Le Hezbollah, par la voix de Naïm Qassem, martèle à son tour que nul n’a le droit de priver les Libanais de leur capacité à défendre leur pays face à Israël, un droit consacré, selon lui, par la Constitution, les déclarations ministérielles et l’accord de Taëf. Il omet juste de préciser que c’est à cause de sa formation qu’Israël est entré au Liban et qu’il a détruit un grand nombre de villages du sud du pays.
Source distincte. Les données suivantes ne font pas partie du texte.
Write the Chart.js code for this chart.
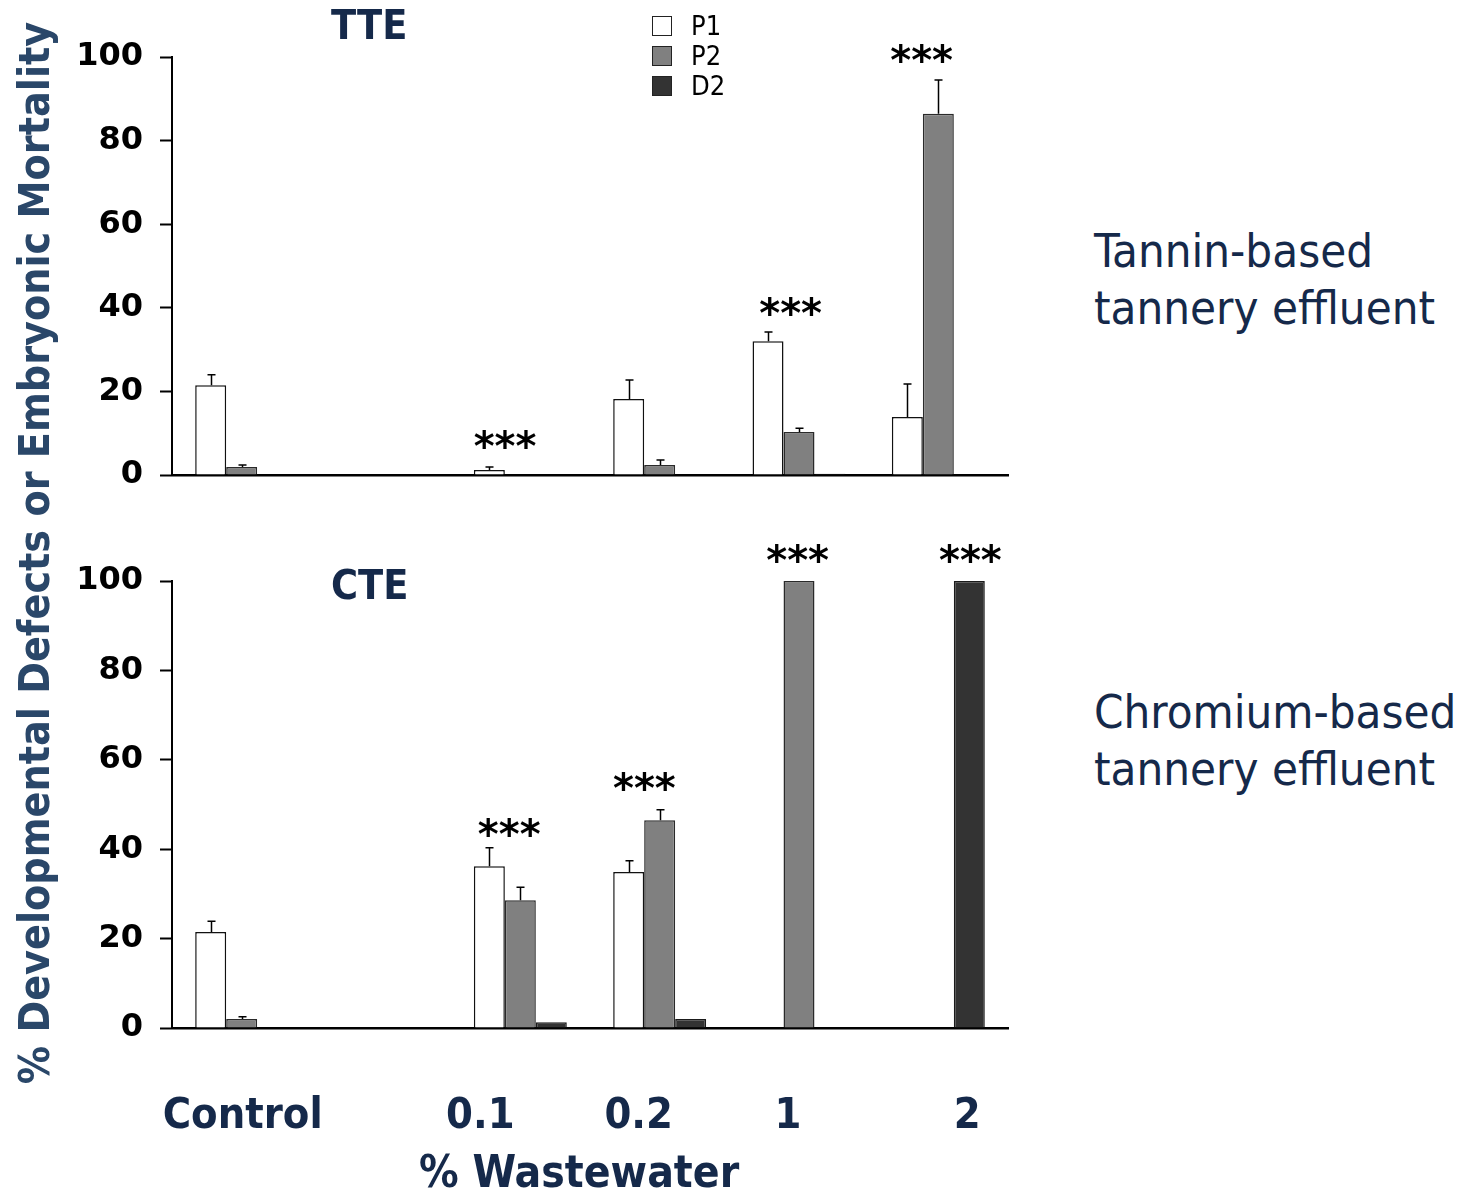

Pour le président Aoun, il est indiscutable que le recours à la guerre n’est pas une option envisageable et que la diplomatie devait être privilégiée pour obtenir qu’Israël se retire des cinq points où il maintient une présence. Pour lui, le Liban n’est pas en mesure de supporter un nouveau conflit.

Un député dit du changement va dans le même sens, considérant que les propos de Naïm Qassem “appartiennent à une époque révolue” et rappelant, surtout, que ni la Constitution ni le discours d’investiture ne font mention de la résistance”.

Affaibli et sans ressources, le Hezbollah n’a plus qu’une seule carte, celle de la mobilisation populaire. Les manifestations qu’il a organisées à l’aéroport pour protester contre l’interdiction d’un vol d’une compagnie aérienne iranienne, ont été considérées comme un autre message, au président Aoun. Un message selon lequel ses armes resteront une ligne rouge.

Dans son discours dimanche, Naïm Qassem a réaffirmé que “la résistance n'est pas terminée”. “Nous ne permettrons pas qu’on continue à nous tuer et à occuper notre territoire”, a-t-il ajouté.

Dans le même temps, un député du Hezbollah affirmait que sa formation était prête à discuter de la question de ses armes dans le cadre d’une stratégie de défense.

Face à la montée du soutien en faveur du monopole de l’État sur les armes, le Hezbollah se trouve à un tournant décisif. Selon un ancien responsable, trois options s’offrent à cette formation: négocier un plan de remise de son arsenal à l’armée libanaise, applicable par étapes, restituer ses armes à ceux qui les lui ont fournies ou les vendre pour pallier l’assèchement de ses sources de financement.

Toutefois, des observateurs estiment que le Hezbollah ne compte pas renoncer à son armement, misant sur un changement de situation en Syrie, et plus particulièrement sur l’effondrement du régime d’Ahmad el-Chareh. Il parie également sur d’éventuels affrontements entre factions syriennes pouvant précipiter la chute de ce régime.

Des paris illusoires, selon l’opposition, qui rappelle que la politique d’Ahmad el-Chareh s’inscrit dans le cadre du projet dit du Nouveau Moyen-Orient. Elle souligne dans le même temps une concordance de vues entre Beyrouth et Damas sur des questions d’intérêt commun. La nouvelle direction syrienne veut elle aussi contrôler ses frontières avec le Liban, fermer les points de passage illégaux et résoudre les différends frontaliers. Il est même question d’une potentielle visite du ministre syrien des Affaires étrangères, Assaad el-Chibani, à Beyrouth, pour des discussions sur plusieurs dossiers en suspens, dont celui des déplacés, une fois la confiance du Parlement accordée au gouvernement.

Dans ce contexte, on apprend de source proche du dossier que le président Aoun envisage de mettre en place un comité de dialogue non pas pour discuter de la stratégie de défense, mais pour servir d’organe consultatif aux côtés de la présidence de la République sur les grandes questions nationales.

Concernant cette stratégie, le chef de l’État s’accroche d’ailleurs à ce qu’il a avancé dans son discours d’investiture.